# Data rows
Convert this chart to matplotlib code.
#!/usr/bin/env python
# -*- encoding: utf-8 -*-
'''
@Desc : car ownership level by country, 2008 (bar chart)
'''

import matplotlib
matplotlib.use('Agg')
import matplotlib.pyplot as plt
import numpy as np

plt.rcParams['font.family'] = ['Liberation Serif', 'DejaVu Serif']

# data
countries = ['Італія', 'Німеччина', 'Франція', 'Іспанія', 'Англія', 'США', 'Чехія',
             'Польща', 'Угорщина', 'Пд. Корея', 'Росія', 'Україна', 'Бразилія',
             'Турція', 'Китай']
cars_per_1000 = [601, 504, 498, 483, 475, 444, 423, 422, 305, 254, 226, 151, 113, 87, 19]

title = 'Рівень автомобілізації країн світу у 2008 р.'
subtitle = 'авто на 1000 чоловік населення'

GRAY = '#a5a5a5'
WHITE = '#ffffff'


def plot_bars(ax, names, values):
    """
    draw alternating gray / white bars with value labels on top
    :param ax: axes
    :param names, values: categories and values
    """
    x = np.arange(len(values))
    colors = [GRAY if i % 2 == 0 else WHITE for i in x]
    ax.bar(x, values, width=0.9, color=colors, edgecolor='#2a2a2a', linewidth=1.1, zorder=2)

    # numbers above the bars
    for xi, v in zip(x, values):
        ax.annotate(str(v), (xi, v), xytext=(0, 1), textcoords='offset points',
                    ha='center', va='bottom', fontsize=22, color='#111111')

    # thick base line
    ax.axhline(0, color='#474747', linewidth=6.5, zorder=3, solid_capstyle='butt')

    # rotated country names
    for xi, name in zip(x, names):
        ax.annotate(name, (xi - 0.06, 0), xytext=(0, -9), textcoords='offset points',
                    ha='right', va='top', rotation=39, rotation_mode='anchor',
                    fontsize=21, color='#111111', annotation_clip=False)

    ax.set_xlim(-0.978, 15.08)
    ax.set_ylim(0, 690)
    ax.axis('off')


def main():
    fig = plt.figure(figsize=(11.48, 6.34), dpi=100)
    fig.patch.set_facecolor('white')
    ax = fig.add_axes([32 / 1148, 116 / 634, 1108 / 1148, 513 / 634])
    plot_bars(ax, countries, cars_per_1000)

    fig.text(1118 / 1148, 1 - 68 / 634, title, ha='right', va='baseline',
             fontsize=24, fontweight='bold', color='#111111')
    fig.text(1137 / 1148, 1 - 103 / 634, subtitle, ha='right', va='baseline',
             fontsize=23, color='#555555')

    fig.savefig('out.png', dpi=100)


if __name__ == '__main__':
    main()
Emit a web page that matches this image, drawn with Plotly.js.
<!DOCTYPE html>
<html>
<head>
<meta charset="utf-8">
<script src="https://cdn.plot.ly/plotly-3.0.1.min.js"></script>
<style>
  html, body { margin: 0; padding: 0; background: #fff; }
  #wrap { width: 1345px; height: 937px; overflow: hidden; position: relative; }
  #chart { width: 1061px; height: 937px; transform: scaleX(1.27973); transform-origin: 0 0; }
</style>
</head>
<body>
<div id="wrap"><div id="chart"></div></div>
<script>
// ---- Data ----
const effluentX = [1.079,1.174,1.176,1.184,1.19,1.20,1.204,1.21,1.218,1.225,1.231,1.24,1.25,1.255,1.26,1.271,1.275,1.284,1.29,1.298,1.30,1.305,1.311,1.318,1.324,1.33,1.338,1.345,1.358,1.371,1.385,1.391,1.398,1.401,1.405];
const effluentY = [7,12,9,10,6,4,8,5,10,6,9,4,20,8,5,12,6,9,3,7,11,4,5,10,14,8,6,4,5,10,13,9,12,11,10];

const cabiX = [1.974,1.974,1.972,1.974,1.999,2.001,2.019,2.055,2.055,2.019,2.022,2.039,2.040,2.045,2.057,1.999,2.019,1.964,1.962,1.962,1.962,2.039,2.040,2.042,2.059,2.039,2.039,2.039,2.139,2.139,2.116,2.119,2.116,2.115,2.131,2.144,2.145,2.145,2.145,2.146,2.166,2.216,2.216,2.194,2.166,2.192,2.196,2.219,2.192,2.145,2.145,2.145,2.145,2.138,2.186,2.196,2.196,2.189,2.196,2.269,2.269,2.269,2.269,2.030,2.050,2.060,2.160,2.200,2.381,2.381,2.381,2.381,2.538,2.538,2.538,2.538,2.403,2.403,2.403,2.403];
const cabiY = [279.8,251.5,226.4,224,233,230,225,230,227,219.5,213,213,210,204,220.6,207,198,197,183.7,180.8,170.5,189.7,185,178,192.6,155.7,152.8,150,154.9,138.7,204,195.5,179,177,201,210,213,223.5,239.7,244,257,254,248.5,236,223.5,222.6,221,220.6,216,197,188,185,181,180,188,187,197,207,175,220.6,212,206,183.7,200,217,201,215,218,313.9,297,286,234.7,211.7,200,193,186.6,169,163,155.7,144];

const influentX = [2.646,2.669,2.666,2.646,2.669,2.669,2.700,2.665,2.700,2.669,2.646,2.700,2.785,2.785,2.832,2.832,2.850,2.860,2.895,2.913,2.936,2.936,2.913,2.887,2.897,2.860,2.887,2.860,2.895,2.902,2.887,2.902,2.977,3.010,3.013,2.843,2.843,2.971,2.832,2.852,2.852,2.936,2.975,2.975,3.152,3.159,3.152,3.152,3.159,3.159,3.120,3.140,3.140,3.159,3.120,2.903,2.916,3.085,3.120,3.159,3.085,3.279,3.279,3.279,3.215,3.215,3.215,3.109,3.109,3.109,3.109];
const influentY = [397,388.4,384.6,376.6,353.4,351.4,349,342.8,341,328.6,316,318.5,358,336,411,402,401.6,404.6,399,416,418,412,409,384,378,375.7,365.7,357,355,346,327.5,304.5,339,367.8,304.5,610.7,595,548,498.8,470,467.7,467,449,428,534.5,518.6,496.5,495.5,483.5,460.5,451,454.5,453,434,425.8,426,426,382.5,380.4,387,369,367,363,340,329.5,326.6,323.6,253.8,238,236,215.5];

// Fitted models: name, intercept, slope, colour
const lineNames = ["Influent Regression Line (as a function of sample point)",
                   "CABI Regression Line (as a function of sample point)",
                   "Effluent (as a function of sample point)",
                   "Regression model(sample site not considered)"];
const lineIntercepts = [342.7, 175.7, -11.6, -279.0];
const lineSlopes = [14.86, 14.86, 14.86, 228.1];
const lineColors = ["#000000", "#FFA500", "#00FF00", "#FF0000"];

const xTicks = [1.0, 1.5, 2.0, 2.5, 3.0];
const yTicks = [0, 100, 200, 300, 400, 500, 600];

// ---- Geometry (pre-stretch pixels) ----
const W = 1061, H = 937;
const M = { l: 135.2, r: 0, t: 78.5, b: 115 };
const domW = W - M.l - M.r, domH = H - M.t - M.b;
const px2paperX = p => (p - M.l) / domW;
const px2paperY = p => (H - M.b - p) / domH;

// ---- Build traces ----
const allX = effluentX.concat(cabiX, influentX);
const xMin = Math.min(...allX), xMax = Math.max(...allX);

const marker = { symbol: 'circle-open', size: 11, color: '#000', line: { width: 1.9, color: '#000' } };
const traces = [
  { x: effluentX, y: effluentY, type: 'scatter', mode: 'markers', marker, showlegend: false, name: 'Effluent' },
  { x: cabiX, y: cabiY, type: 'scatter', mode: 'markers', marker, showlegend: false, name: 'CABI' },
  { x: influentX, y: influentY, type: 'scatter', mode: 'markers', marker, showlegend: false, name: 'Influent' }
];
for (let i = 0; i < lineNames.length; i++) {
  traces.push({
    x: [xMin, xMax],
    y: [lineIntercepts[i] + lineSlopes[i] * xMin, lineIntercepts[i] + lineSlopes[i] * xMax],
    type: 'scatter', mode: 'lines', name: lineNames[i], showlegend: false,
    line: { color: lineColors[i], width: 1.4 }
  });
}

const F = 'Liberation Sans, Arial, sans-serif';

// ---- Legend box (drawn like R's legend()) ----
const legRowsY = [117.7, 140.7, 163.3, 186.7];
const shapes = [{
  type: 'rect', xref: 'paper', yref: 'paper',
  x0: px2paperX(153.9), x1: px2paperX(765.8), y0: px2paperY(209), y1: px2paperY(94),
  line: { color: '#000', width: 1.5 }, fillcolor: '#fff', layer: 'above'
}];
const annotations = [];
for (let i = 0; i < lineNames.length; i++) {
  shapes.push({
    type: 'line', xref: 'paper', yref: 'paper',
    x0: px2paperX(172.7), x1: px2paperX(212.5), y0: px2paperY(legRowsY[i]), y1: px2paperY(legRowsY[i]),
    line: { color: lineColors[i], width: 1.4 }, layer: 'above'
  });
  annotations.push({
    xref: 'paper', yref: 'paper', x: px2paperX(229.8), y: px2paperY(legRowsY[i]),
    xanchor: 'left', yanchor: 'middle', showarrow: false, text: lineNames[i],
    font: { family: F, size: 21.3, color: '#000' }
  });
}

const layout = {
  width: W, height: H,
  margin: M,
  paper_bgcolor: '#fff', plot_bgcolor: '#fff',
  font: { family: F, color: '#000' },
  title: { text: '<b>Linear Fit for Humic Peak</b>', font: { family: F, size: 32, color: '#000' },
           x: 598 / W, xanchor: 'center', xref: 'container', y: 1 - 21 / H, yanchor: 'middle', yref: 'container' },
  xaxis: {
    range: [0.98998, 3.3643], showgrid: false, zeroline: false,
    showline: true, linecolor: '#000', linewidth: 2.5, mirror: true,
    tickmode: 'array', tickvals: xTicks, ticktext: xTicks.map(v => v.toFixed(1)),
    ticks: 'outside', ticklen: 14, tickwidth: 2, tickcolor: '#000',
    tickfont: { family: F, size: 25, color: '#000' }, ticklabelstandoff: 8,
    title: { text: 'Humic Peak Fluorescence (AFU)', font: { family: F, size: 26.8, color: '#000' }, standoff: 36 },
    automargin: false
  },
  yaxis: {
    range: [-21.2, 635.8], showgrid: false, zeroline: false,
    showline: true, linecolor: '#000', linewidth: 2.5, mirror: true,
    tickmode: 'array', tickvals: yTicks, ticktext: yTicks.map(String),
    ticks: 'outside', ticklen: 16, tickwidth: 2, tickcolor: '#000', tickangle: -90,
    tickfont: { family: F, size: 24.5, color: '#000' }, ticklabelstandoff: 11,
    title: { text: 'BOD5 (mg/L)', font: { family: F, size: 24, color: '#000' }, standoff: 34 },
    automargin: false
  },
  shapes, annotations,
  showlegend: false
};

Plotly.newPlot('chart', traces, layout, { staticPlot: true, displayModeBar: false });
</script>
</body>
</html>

# Aim
Output, please, only the lines running from the start of the entries through the line that contains "ha='center', va='bottom', fontsize=22, color='#111111')", including both of those lines.

# Task solution
Convert this chart to matplotlib code.
#!/usr/bin/env python
# -*- encoding: utf-8 -*-
'''
@Desc : car ownership level by country, 2008 (bar chart)
'''

import matplotlib
matplotlib.use('Agg')
import matplotlib.pyplot as plt
import numpy as np

plt.rcParams['font.family'] = ['Liberation Serif', 'DejaVu Serif']

# data
countries = ['Італія', 'Німеччина', 'Франція', 'Іспанія', 'Англія', 'США', 'Чехія',
             'Польща', 'Угорщина', 'Пд. Корея', 'Росія', 'Україна', 'Бразилія',
             'Турція', 'Китай']
cars_per_1000 = [601, 504, 498, 483, 475, 444, 423, 422, 305, 254, 226, 151, 113, 87, 19]

title = 'Рівень автомобілізації країн світу у 2008 р.'
subtitle = 'авто на 1000 чоловік населення'

GRAY = '#a5a5a5'
WHITE = '#ffffff'


def plot_bars(ax, names, values):
    """
    draw alternating gray / white bars with value labels on top
    :param ax: axes
    :param names, values: categories and values
    """
    x = np.arange(len(values))
    colors = [GRAY if i % 2 == 0 else WHITE for i in x]
    ax.bar(x, values, width=0.9, color=colors, edgecolor='#2a2a2a', linewidth=1.1, zorder=2)

    # numbers above the bars
    for xi, v in zip(x, values):
        ax.annotate(str(v), (xi, v), xytext=(0, 1), textcoords='offset points',
                    ha='center', va='bottom', fontsize=22, color='#111111')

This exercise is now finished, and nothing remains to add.